Brawner couldn't raise $50,000 bail and was held in the Faulkner County jail pending his trial in April, and he's been there since the jury convicted him. On the witness stand against her former husband, Renea Brawner said, "He told me that he had helped a friend of his in Little Rock bury a body before."

"That was said in open court," Shaw said last week, "so he decided he was ready to talk to law enforcement" about his knowledge of the unsolved disappearance of John Glasgow.

And yes, he expects some consideration in return for his help; Brawner's sentencing on the stalking charge has been postponed until March.

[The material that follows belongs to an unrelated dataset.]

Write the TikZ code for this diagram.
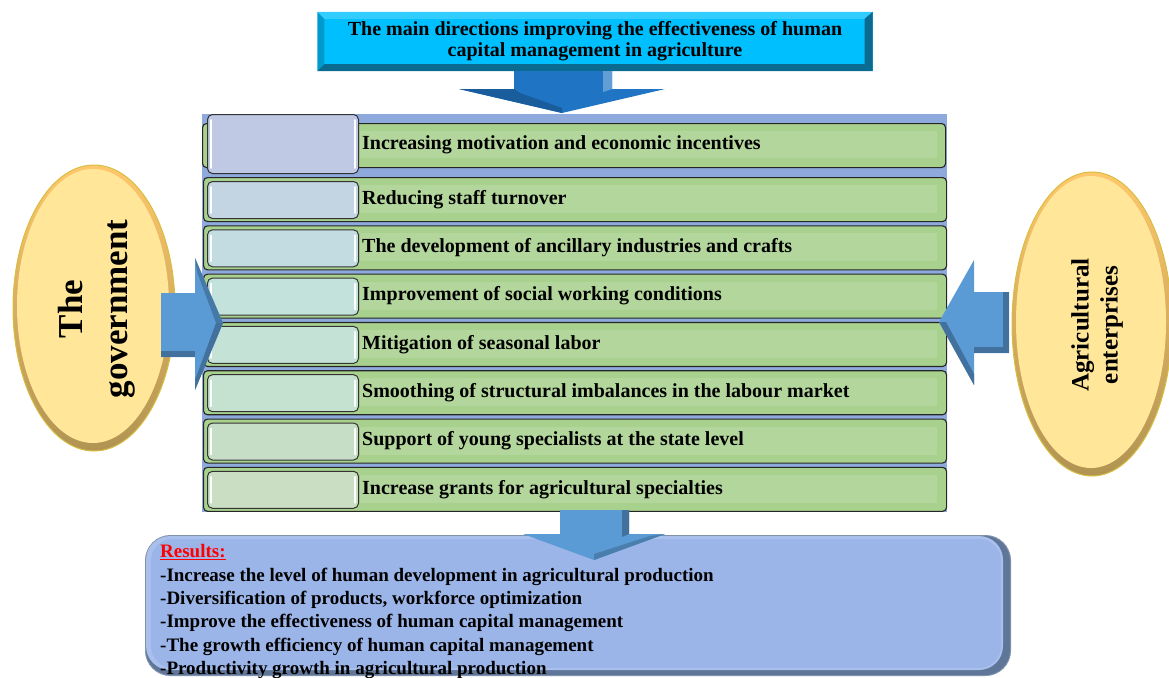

"There's no firm deal in place, but nobody gives something for nothing," Shaw said.

According to Shaw, Brawner told Little Rock police detectives  that acquaintances to whom he owed money had pressed him into helping bury the body of John Glasgow in a bean field near England in Lonoke County. During the summer growing season, Shaw said, a small portion of the field was searched, but a thorough search using soil-penetrating sonar-type equipment is planned now that the field has been harvested.

Brawner has told his lawyer and investigators the names of the people he allegedly helped to bury Glasgow on the day he was last seen leaving his Little Rock home, Jan. 28, 2008.

No one that Arkansas Business has talked to - not Shaw, not Daven, not Glasgow's brother Roger - knows of any connection between Brawner and John Glasgow. But Jim Daven, who knows exactly why he was targeted for abduction and possibly murder, doesn't believe Brawner's claim that he was only involved after the fact.

"If I were a betting man, I'd lay money on the table that he's a major player," Daven said last week.

The only thing surprising about Brawner's alleged involvement in one of the most high-profile cases in Arkansas, Daven said, is how long Glasgow's disappearance has remained a mystery.

"I didn't think he was the caliber who could do anything like this - or not as successfully as it was done," he said.